Sphinx is a free-to-use, open source, search engine and it isn't surprising if you haven't heard of it. It is used by some high profile websites, however, including Craigslist serving over 50 million queries per day, Slashdot, Scribd, Mozilla and so on.
It is special in that it is designed to index database content rather than collections of documents. Although you can make it index general documents if you are prepared to do some work. You might think that indexing a database is something a database should do for itself, but a very common use of a database is to store the full text of a website and this needs more than just basic database indexing. Sphinx is all about implementing full text search on the documents stored in the database. Currently it works with MySQL, MSSQL, PostgreSQL, and it supports ODBC connectivity.
This is a book on using Sphinx written by its designer and as such you would expect an inside view. The book opens with a really nice chapter on the theory of text search. It provides an overview of why text search is different, the sorts of idea that are central to implementing it, and many of the linguistics ideas, such as stemming, that are part of it.
Once we get onto Chapter 2 and working with Sphinx things aren't quite as well explained. The getting started instructions are a bit vague, but as long as you are prepared to put some effort into interpreting them you should be able to get the samples working. Although Sphinx does work under Windows the examples are all Linux based. The problem seems to be that the author doesn't have a clear idea what the complete beginner needs to know to follow how to use Sphinx.
The chapter also covers a lot of ground and perhaps it would be better split into multiple, more focused, chapters. For example, it covers building Sphinx from the source code, which could be relegated to an appendix even. A separate chapter on using the API would also be a good idea.
Chapter 3 is about basic indexing.
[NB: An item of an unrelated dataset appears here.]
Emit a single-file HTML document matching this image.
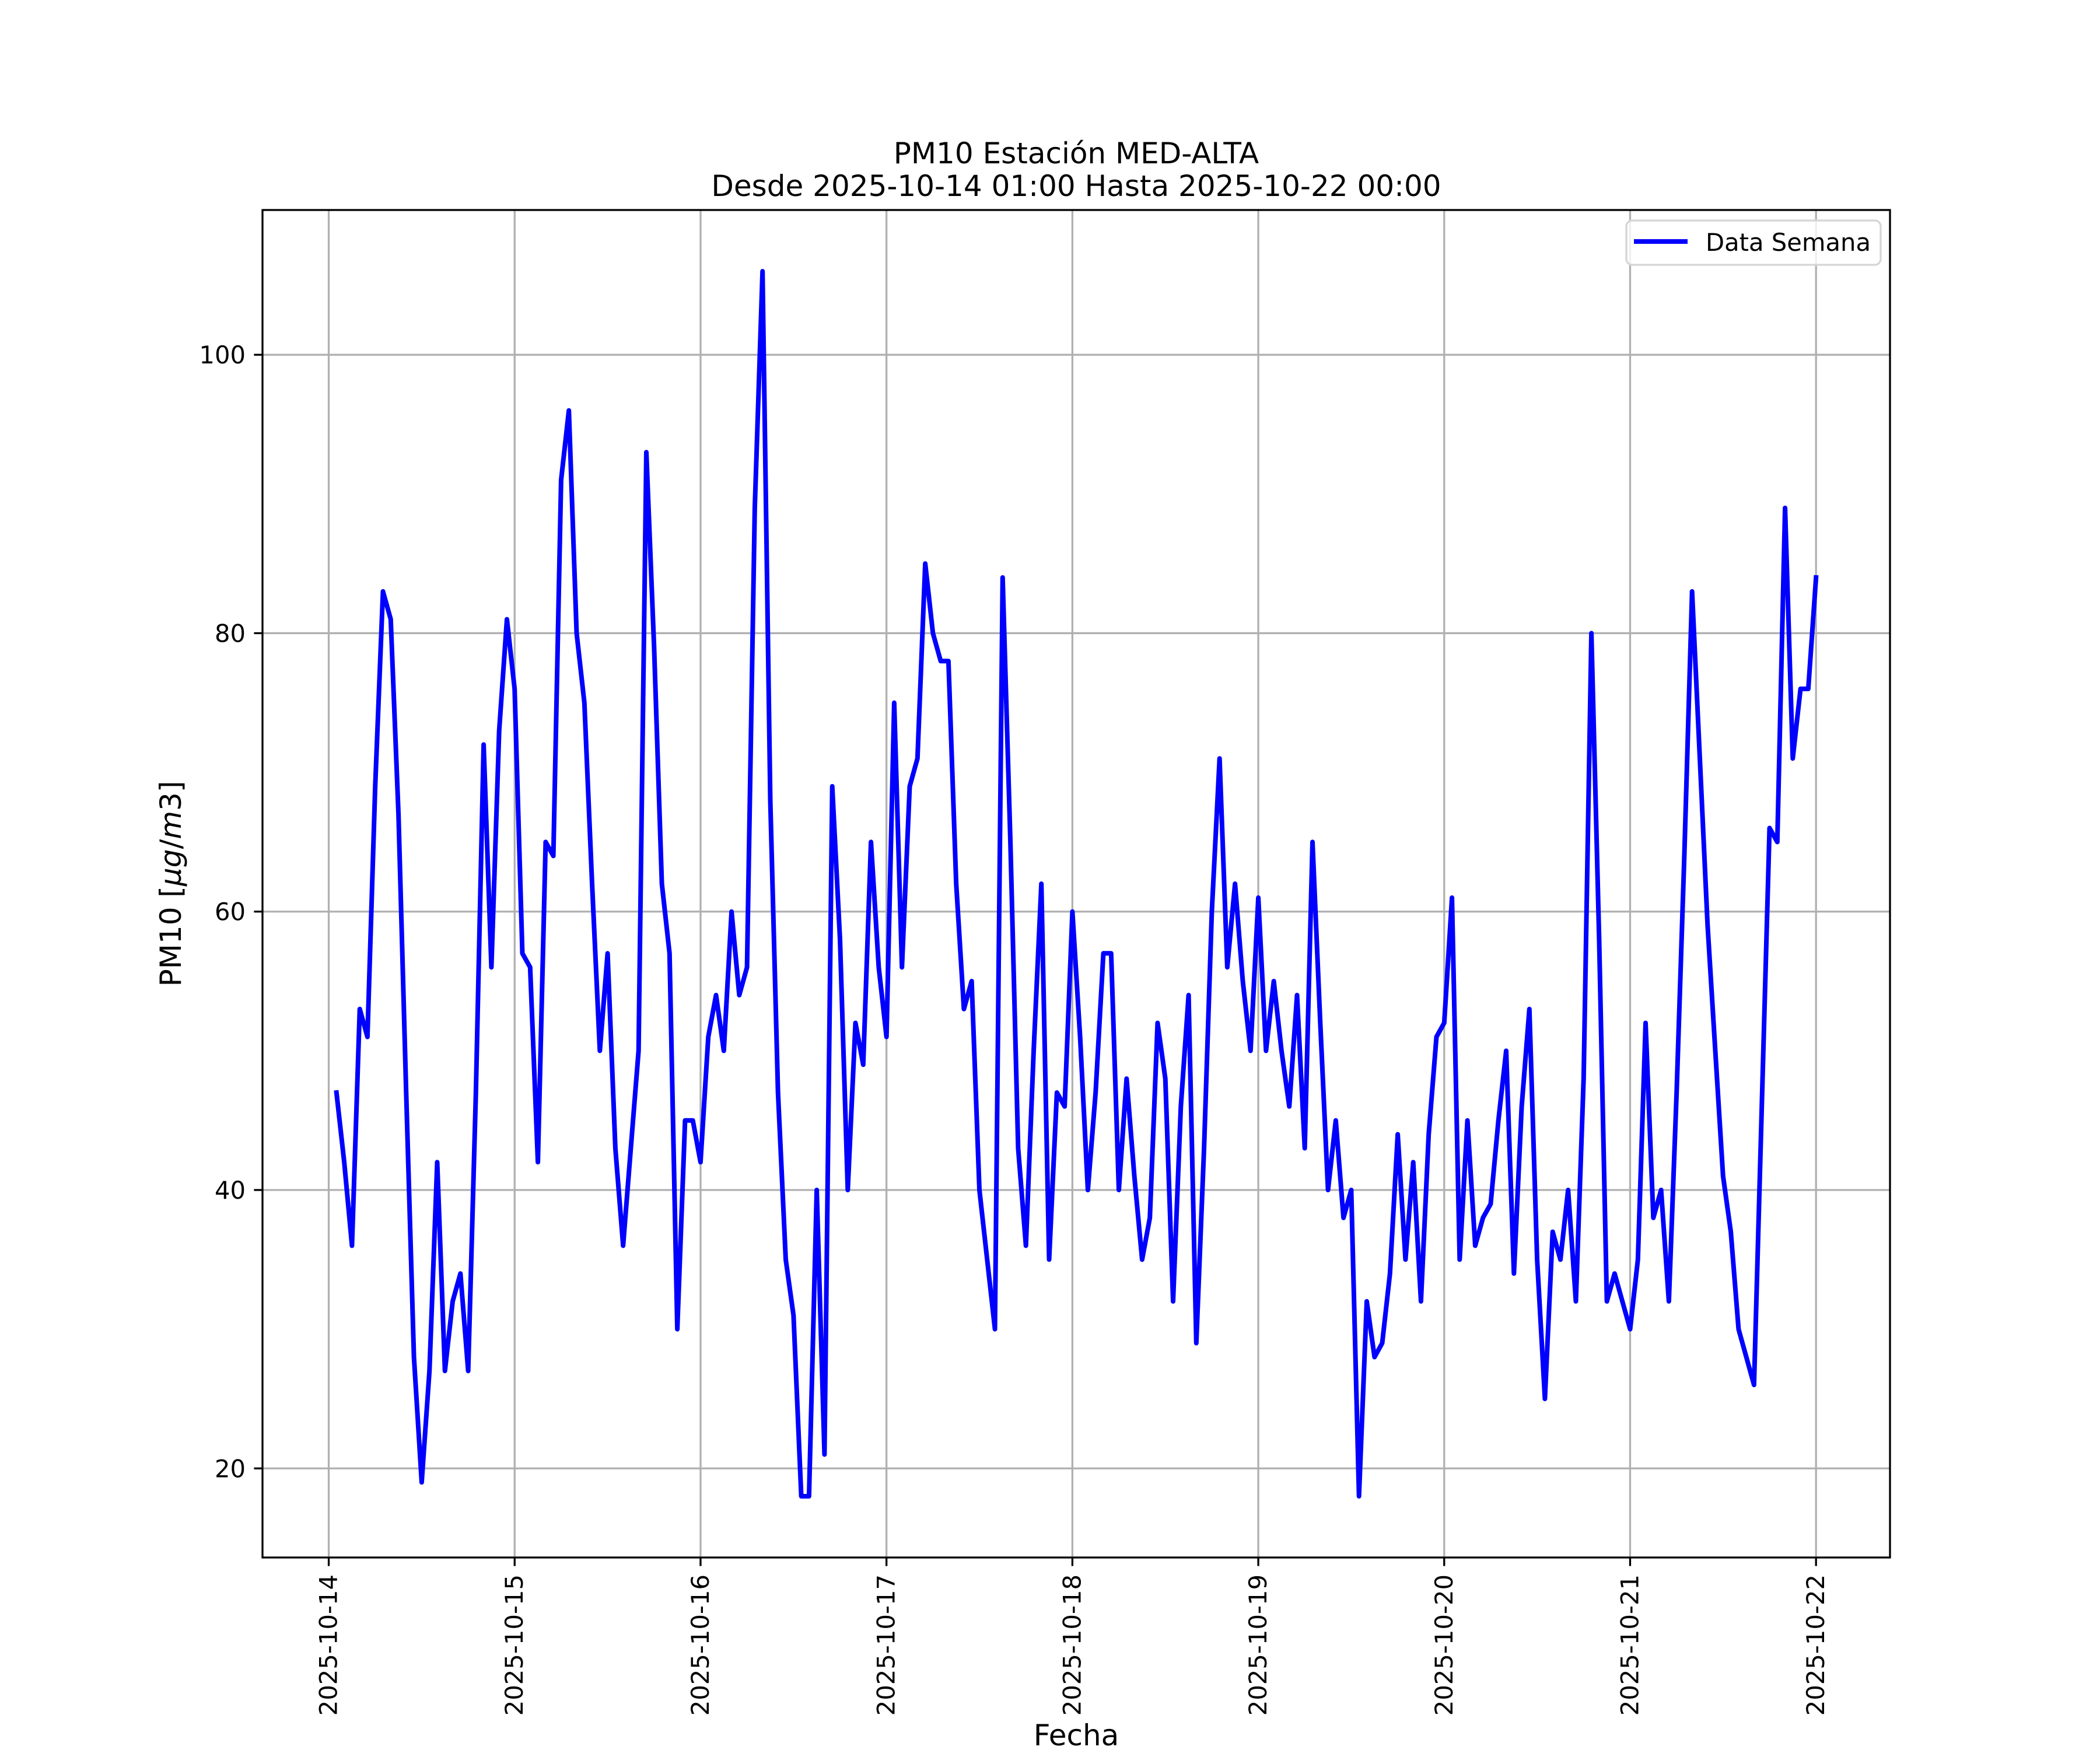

Chapter 4 follows on with basic searching. At this point in the book you have seen most of the basic techniques of using Sphinx to search a database. Chapter 5 deals with management and fine tuning. The final chapter is on relevance ranking, including how to construct your own functions.
This is a reasonable introduction to Sphinx and it does a reasonable job of making you see what it does and how it does it. It is also worth noting that the documentation on the Sphinx website is very good and goes further a lot further than the book. It also provides examples of using Sphinx via the API in PHP right from the start.
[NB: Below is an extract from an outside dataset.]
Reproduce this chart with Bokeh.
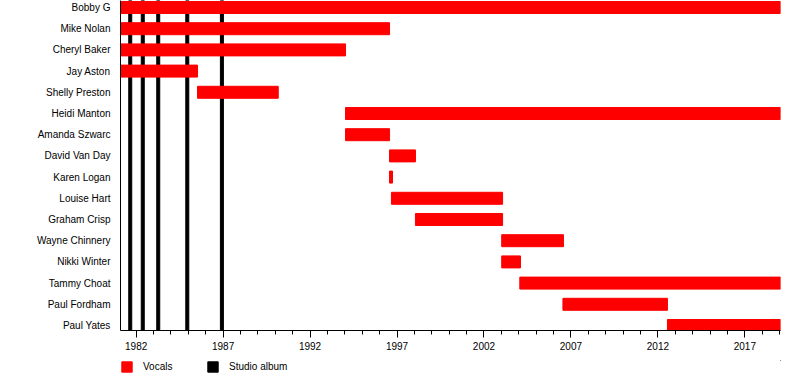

What the book fails to do is provide any example of how text search and Sphinx might all fit together into an existing website. Of course you might well be up to the task of working it all out for yourself, but some guidance on best practices would have been nice. Ironically for a book on text search, it lacks an index
If you are thinking of using Sphinx then this book is a handy, but not essential, addition to the online documentation.